Robust Speech Recognition in the Presence of Additive Noise
Abstract
It is well known that additive noise can cause a significant decrease in performance for an automatic speech recognition (ASR) system. For an ASR system to maintain an acceptable level of performance in noisy conditions, measures must be taken to make it robust. Since prior information about the noise is usually not available, this information typically has to be obtained from the observed noisy utterance that is to be recognized.
Model compensation is one way of achieving robustness towards noise. One of the main problems with model compensation is how to approximate the non-linear relationship between speech, noise, and noisy speech in the log-spectral domain. In an effort to investigate the effects of approximation accuracy, a comparative study of two existing and one new method for approximating this relationship is presented. The study shows that, although the approximation methods differ in accuracy on a one-dimensional example, the recognition results on Aurora2 are almost equal in practice.

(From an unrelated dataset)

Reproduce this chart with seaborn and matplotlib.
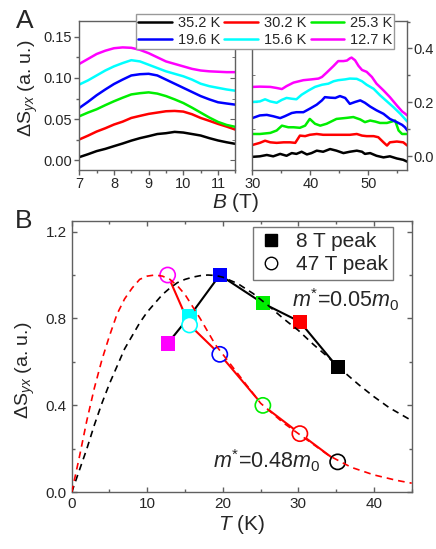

Due to several factors, the noisy speech parameter estimates obtained when performing model compensation will normally be uncertain, limiting the attainable performance. We propose a new model compensation approach, in which a robust decision rule is combined with traditional parallel model combination (PMC) to compensate for uncertainty. Experiments show that the proposed approach is effective in increasing performance at low signal-to-noise ratios (SNRs) for most noise types compared to PMC.
Another way of improving ASR performance in noisy conditions is by applying a feature enhancement algorithm prior to recognition. Many existing feature enhancement techniques rely on probabilistic models of speech and noise. Thus, the performance is influenced by the quality of these models. Traditionally, the probabilistic models have been trained using maximum likelihood estimation. This dissertation investigates the use of an alternative estimation method for prior speech models, namely Bayesian learning. It is shown that, within the chosen experimental setup, Bayesian learning can be used for model selection, and that the recognition performance is comparable to the performance obtained with maximum likelihood in most cases.
A good probabilistic model for the noise can be difficult to obtain, since it usually has to be estimated directly from the utterance at hand. In order to improve the quality of the noise model used by the feature enhancement algorithm, we investigate the use of voice activity detection (VAD) to obtain information about the noise. An advantage of the proposed VAD approach is that it works in the same domain as the speech recognizer. Experiments show that the VAD approach on average obtains a 10.8% error rate reduction compared to simply using a speech-free segment from the beginning of the utterance for noise modeling.